I can’t give you a definite solution but there are several things you could try.
Given that one of the entities is country, you could use Duckling to extract that one and use DIET to extract company names (meaning that you would only annotate company names in your NLU data, not country names). Of course, DIET can still make mistakes and this will heavily depend on the annotated entity examples you train it on… Strictly speaking, there’s never a guarantee that the model will pick up an entity correctly if it hasn’t seen it during training.
Let me know if you have further questions. I’m also very curious if the Duckling/DIET “division of labour” trick will help you, please share your insights
Thanks for the suggestion. Actually there are a few things:
the number of company examples are around 2.5lakhs which i have as a lookup table for the model to train upon
out of these 2.5 lakhs around 1lakh account names have within them the country name in some form, e.g Google Canada is actually the name of the company
the country names are around 100, again present as a lookup table
so the model now tends to take names like canada as a company name rather than a country as simply there are way more company names containing canada as compared to country name.
Add to it is the fact that the user will often tend to not give the company names in the exact format. eg: If the name is ABC USA CORP LTD. someone just puts ABC USA LTD
Also by the way did you mean spacy to extarct company names and not duckling? Beacuse spacy only recognizes popular names of ORG.

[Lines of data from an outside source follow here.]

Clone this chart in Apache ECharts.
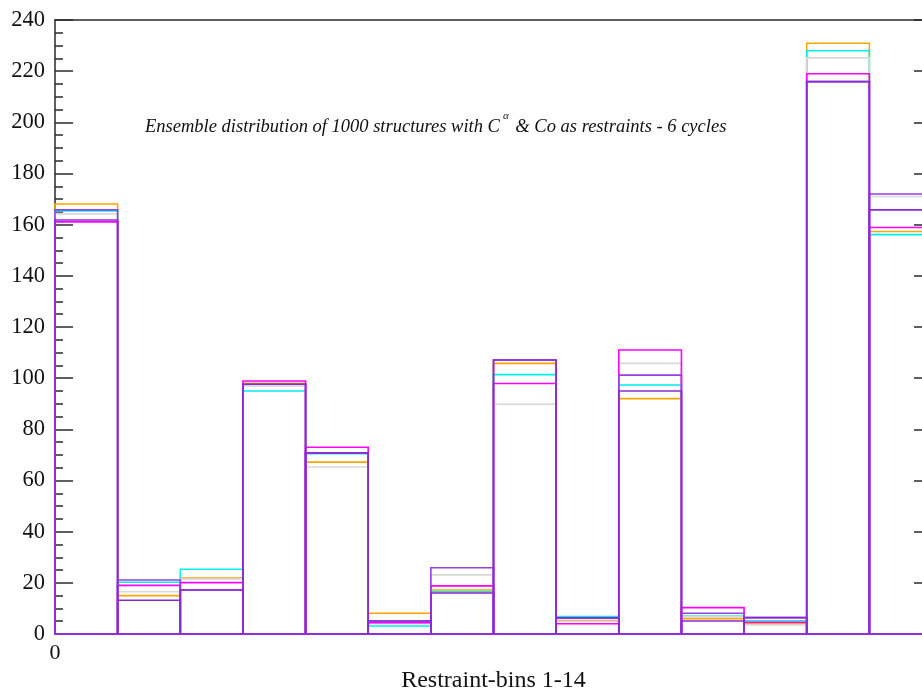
<!DOCTYPE html>
<html>
<head>
<meta charset="utf-8">
<script src="https://cdn.jsdelivr.net/npm/echarts@6/dist/echarts.min.js"></script>
<style>
html,body{margin:0;padding:0;background:#fff;}
#chart{width:922px;height:689px;}
</style>
</head>
<body>
<div id="chart"></div>
<script>
// bins 1..14
const bins = ['1','2','3','4','5','6','7','8','9','10','11','12','13','14'];
const orange  = [168.1, 15.0, 21.9, 98.0, 67.2, 8.1, 17.2, 105.8, 5.3, 92.0, 6.0, 4.0, 230.9, 157.3];
const cyan    = [165.4, 20.2, 25.3, 95.0, 70.5, 3.1, 16.5, 101.4, 6.8, 97.3, 7.0, 5.2, 228.0, 156.1];
const gray    = [164.2, 16.5, 21.5, 97.0, 65.3, 4.0, 23.1, 89.8, 5.0, 105.8, 6.8, 3.5, 225.2, 171.0];
const magenta = [161.1, 19.0, 20.1, 98.9, 73.0, 4.4, 18.8, 97.9, 4.0, 111.0, 10.3, 4.6, 219.0, 158.9];
const purpleA = [165.8, 21.1, 17.2, 97.6, 70.8, 5.1, 25.9, 107.1, 6.3, 101.2, 8.1, 6.4, 215.9, 172.0];
const purpleB = [161.8, 13.2, 17.2, 97.6, 70.8, 5.1, 16.0, 107.1, 6.3, 95.0, 5.1, 6.4, 215.9, 165.8];
const yTicks = [0, 240, 20];

const seriesDefs = [
  {name: 'cycle 1', values: orange,  color: '#FFA500'},
  {name: 'cycle 2', values: cyan,    color: '#00F0F0'},
  {name: 'cycle 3', values: gray,    color: '#D8D8D8'},
  {name: 'cycle 4', values: magenta, color: '#FF00FF'},
  {name: 'cycle 5', values: purpleA, color: '#9A3FE0'},
  {name: 'cycle 6', values: purpleB, color: '#8A2BD2'}
];

const chart = echarts.init(document.getElementById('chart'), null, {renderer: 'canvas'});
const serif = '"Liberation Serif", "DejaVu Serif", serif';

function makeSeries(def) {
  return {
    type: 'custom',
    name: def.name,
    clip: false,
    xAxisIndex: 0, yAxisIndex: 0,
    data: def.values.map((v, i) => [i, v]),
    renderItem: function (params, api) {
      const i = api.value(0), v = api.value(1);
      const p0 = api.coord([i, 0]);
      const p1 = api.coord([i + 1, v]);
      return {
        type: 'rect',
        shape: {x: p0[0], y: p1[1], width: p1[0] - p0[0], height: p0[1] - p1[1]},
        style: {fill: null, stroke: def.color, lineWidth: 1.6}
      };
    }
  };
}

const axisColor = '#2a2a2a';
chart.setOption({
  animation: false,
  backgroundColor: '#fff',
  grid: {left: 55, top: 20, right: -10, bottom: 55, containLabel: false, outerBoundsMode: 'none'},
  xAxis: [{
    type: 'value', position: 'bottom', min: 0, max: bins.length, interval: bins.length,
    name: 'Restraint-bins 1-14', nameLocation: 'middle', nameGap: 35,
    nameTextStyle: {fontFamily: serif, fontSize: 24, color: '#111'},
    axisLine: {show: true, onZero: false, lineStyle: {color: '#333', width: 2}},
    axisTick: {show: false},
    splitLine: {show: false},
    axisLabel: {formatter: v => (v === 0 ? '0' : ''), fontFamily: serif, fontSize: 22, color: '#111', margin: 8}
  }, {
    type: 'value', position: 'top', min: 0, max: bins.length,
    axisLine: {show: true, onZero: false, lineStyle: {color: axisColor, width: 1.5}},
    axisTick: {show: false}, axisLabel: {show: false}, splitLine: {show: false}
  }],
  yAxis: [{
    type: 'value', position: 'left', min: yTicks[0], max: yTicks[1], interval: yTicks[2],
    axisLine: {show: true, onZero: false, lineStyle: {color: axisColor, width: 1.5}},
    axisTick: {show: true, inside: true, length: 18, lineStyle: {color: axisColor, width: 1.5}},
    minorTick: {show: true, splitNumber: 4, length: 8, lineStyle: {color: axisColor, width: 1.5}},
    splitLine: {show: false},
    axisLabel: {fontFamily: serif, fontSize: 22.5, color: '#111', margin: 10}
  }, {
    type: 'value', position: 'right', min: yTicks[0], max: yTicks[1], interval: yTicks[2],
    axisLine: {show: true, onZero: false, lineStyle: {color: axisColor, width: 1.5}},
    axisTick: {show: true, inside: true, length: 18, lineStyle: {color: axisColor, width: 1.5}},
    minorTick: {show: true, splitNumber: 4, length: 8, lineStyle: {color: axisColor, width: 1.5}},
    splitLine: {show: false},
    axisLabel: {show: false}
  }],
  graphic: [{
    type: 'text', left: 145, top: 111,
    style: {
      text: '{a|Ensemble distribution of 1000 structures with C}{s|α}{a| & Co as restraints - 6 cycles}',
      rich: {
        a: {fontFamily: serif, fontStyle: 'italic', fontSize: 18.5, fill: '#111', lineHeight: 26, verticalAlign: 'bottom'},
        s: {fontFamily: serif, fontStyle: 'italic', fontSize: 11, fill: '#111', lineHeight: 26, verticalAlign: 'top', padding: [0, 2, 0, 3]}
      }
    }
  }],
  series: seriesDefs.map(makeSeries)
});
</script>
</body>
</html>
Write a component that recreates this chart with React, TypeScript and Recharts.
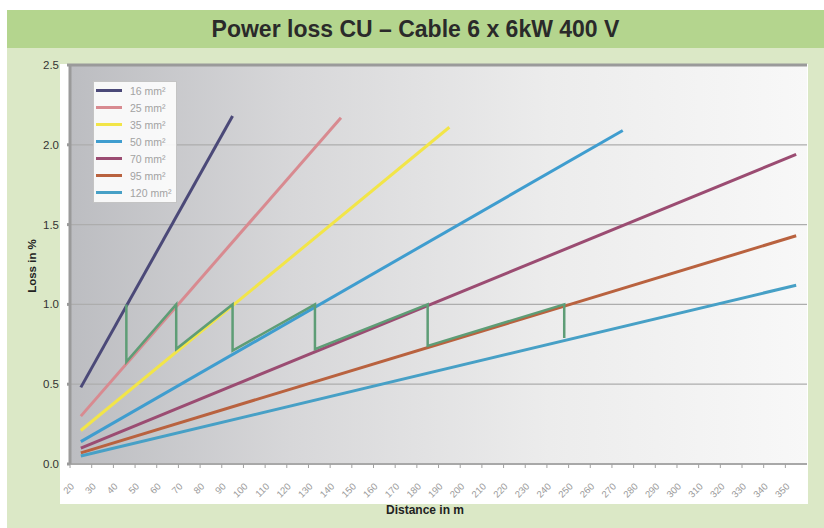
import React from "react";
import {
  LineChart,
  Line,
  XAxis,
  YAxis,
  CartesianGrid,
  ReferenceLine,
} from "recharts";

// distances in m, loss in %
const dist16 = [20, 90];
const loss16 = [0.48, 2.18];
const dist25 = [20, 140];
const loss25 = [0.3, 2.17];
const dist35 = [20, 190];
const loss35 = [0.21, 2.11];
const dist50 = [20, 270];
const loss50 = [0.14, 2.09];
const dist70 = [20, 350];
const loss70 = [0.1, 1.94];
const dist95 = [20, 350];
const loss95 = [0.07, 1.43];
const dist120 = [20, 350];
const loss120 = [0.05, 1.12];

// switch-over path (green)
const distStep = [41, 41, 64, 64, 90, 90, 128, 128, 180, 180, 243, 243];
const lossStep = [1.0, 0.64, 1.0, 0.72, 1.0, 0.71, 1.0, 0.72, 1.0, 0.74, 1.0, 0.79];

const xTicks = [
  20, 30, 40, 50, 60, 70, 80, 90, 100, 110, 120, 130, 140, 150, 160, 170, 180,
  190, 200, 210, 220, 230, 240, 250, 260, 270, 280, 290, 300, 310, 320, 330,
  340, 350,
];
const yTicks = [0, 0.5, 1.0, 1.5, 2.0, 2.5];

const toPts = (d: number[], l: number[]) => d.map((v, i) => ({ d: v, loss: l[i] }));

const series = [
  { name: "16 mm²", data: toPts(dist16, loss16), color: "#4b4978" },
  { name: "25 mm²", data: toPts(dist25, loss25), color: "#d88a90" },
  { name: "35 mm²", data: toPts(dist35, loss35), color: "#f2e548" },
  { name: "50 mm²", data: toPts(dist50, loss50), color: "#3f9dcf" },
  { name: "70 mm²", data: toPts(dist70, loss70), color: "#9b4c72" },
  { name: "95 mm²", data: toPts(dist95, loss95), color: "#b9623f" },
  { name: "120 mm²", data: toPts(dist120, loss120), color: "#47a0c6" },
];
const stepData = toPts(distStep, lossStep);

const font = "'Liberation Sans', Arial, sans-serif";

const XTick = (props: any) => {
  const { x, y, payload } = props;
  const tx = x - 6;
  const ty = y + 23;
  return (
    <g>
      <line x1={x - 10.8} x2={x - 10.8} y1={y} y2={y + 4} stroke="#a0a0a0" />
      <text
        x={tx}
        y={ty}
        transform={`rotate(-45 ${tx} ${ty})`}
        textAnchor="end"
        fontSize={9.5}
        fill="#9a9a9a"
        fontFamily={font}
      >
        {payload.value}
      </text>
    </g>
  );
};

function LegendBox() {
  return (
    <div
      style={{
        position: "absolute",
        left: 93,
        top: 81,
        background: "rgba(255,255,255,0.88)",
        border: "1px solid #c4c4c4",
        padding: "0px 4px 1px 2px",
        width: 76,
        fontFamily: font,
      }}
    >
      {series.map((s) => (
        <div key={s.name} style={{ display: "flex", alignItems: "center", height: 17 }}>
          <span style={{ width: 26, height: 3, background: s.color, display: "inline-block" }} />
          <span style={{ fontSize: 10.5, color: "#a2a2a2", marginLeft: 8, whiteSpace: "nowrap" }}>{s.name}</span>
        </div>
      ))}
    </div>
  );
}

export default function App() {
  return (
    <div
      style={{
        position: "absolute",
        left: 0,
        top: 0,
        width: 824,
        height: 528,
        background: "#fff",
        fontFamily: font,
        overflow: "hidden",
      }}
    >
      <div style={{ position: "absolute", left: 7, top: 10, width: 817, height: 518, background: "#dbe8c6" }} />
      <div
        style={{
          position: "absolute",
          left: 7,
          top: 10,
          width: 817,
          height: 38,
          background: "#b4d58e",
          display: "flex",
          alignItems: "center",
          justifyContent: "center",
          fontSize: 23,
          fontWeight: "bold",
          color: "#2a2a2a",
        }}
      >
        Power loss CU – Cable 6 x 6kW 400 V
      </div>
      <div style={{ position: "absolute", left: 60, top: 64, width: 748, height: 440, background: "#fff" }} />
      <div
        style={{
          position: "absolute",
          left: 368,
          top: 503,
          width: 114,
          textAlign: "center",
          fontSize: 12,
          fontWeight: "bold",
          color: "#222",
        }}
      >
        Distance in m
      </div>
      <div
        style={{
          position: "absolute",
          left: -13,
          top: 260,
          width: 90,
          textAlign: "center",
          fontSize: 11.5,
          fontWeight: "bold",
          color: "#222",
          transform: "rotate(-90deg)",
        }}
      >
        Loss in %
      </div>
      <div style={{ position: "absolute", left: 0, top: 0 }}>
        <LineChart
          width={824}
          height={528}
          margin={{ top: 65, right: 17, bottom: 24, left: 40 }}
        >
          <defs>
            <linearGradient id="plotBg" x1="0" y1="0" x2="1" y2="0">
              <stop offset="0%" stopColor="#bcbdc1" />
              <stop offset="30%" stopColor="#d7d7d9" />
              <stop offset="65%" stopColor="#ececec" />
              <stop offset="100%" stopColor="#f8f8f8" />
            </linearGradient>
          </defs>
          <CartesianGrid
            vertical={false}
            fill="url(#plotBg)"
            stroke="#adadad"
            strokeWidth={1.2}
          />
          <XAxis
            type="number"
            dataKey="d"
            domain={[15, 355]}
            ticks={xTicks}
            interval={0}
            allowDataOverflow
            height={40}
            tickSize={0}
            tickMargin={0}
            tick={<XTick />}
            stroke="#a8a8a8"
            strokeWidth={2}
          />
          <YAxis
            type="number"
            dataKey="loss"
            domain={[0, 2.5]}
            ticks={yTicks}
            width={30}
            tickSize={3}
            tickMargin={8}
            tickFormatter={(v: number) => v.toFixed(1)}
            tick={{ fontSize: 11.5, fill: "#333", fontFamily: font }}
            stroke="#9a9a9a"
            strokeWidth={3}
          />
          <ReferenceLine y={2.5} stroke="#9a9a9a" strokeWidth={3} />
          {series.map((s) => (
            <Line
              key={s.name}
              name={s.name}
              data={s.data}
              dataKey="loss"
              type="linear"
              stroke={s.color}
              strokeWidth={3}
              dot={false}
              isAnimationActive={false}
            />
          ))}
          <Line
            name="step"
            data={stepData}
            dataKey="loss"
            type="linear"
            stroke="#5e9d76"
            strokeWidth={2.5}
            dot={false}
            isAnimationActive={false}
          />
        </LineChart>
      </div>
      <LegendBox />
    </div>
  );
}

Just eyeballing the numbers (which, as I understand, stand for the number of unique names), there are indeed many more company names than country names, and I’d expect DIET to pick up country names as company names if it sees companies way more often during training. Still, in this case, the issue is not that there are relatively few countries, but that there are relatively few intent examples containing country names. Perhaps you could try to address this by generating more examples with countries but not with companies? (Or by including some of these examples more than once in your training data.)
Going back to the original idea I proposed (using different entity extractors for the two types): I meant extracting company names with DIET, not with Duckling or Spacy. Country (which is the simpler type) would be extracted using an off-the-shelf extractor. Last time I mentioned Duckling but that’s my bad. Could you possibly try using Spacy for the country name and DIET for company names? I think it’s easier than generating additional training examples or duplicating them in training.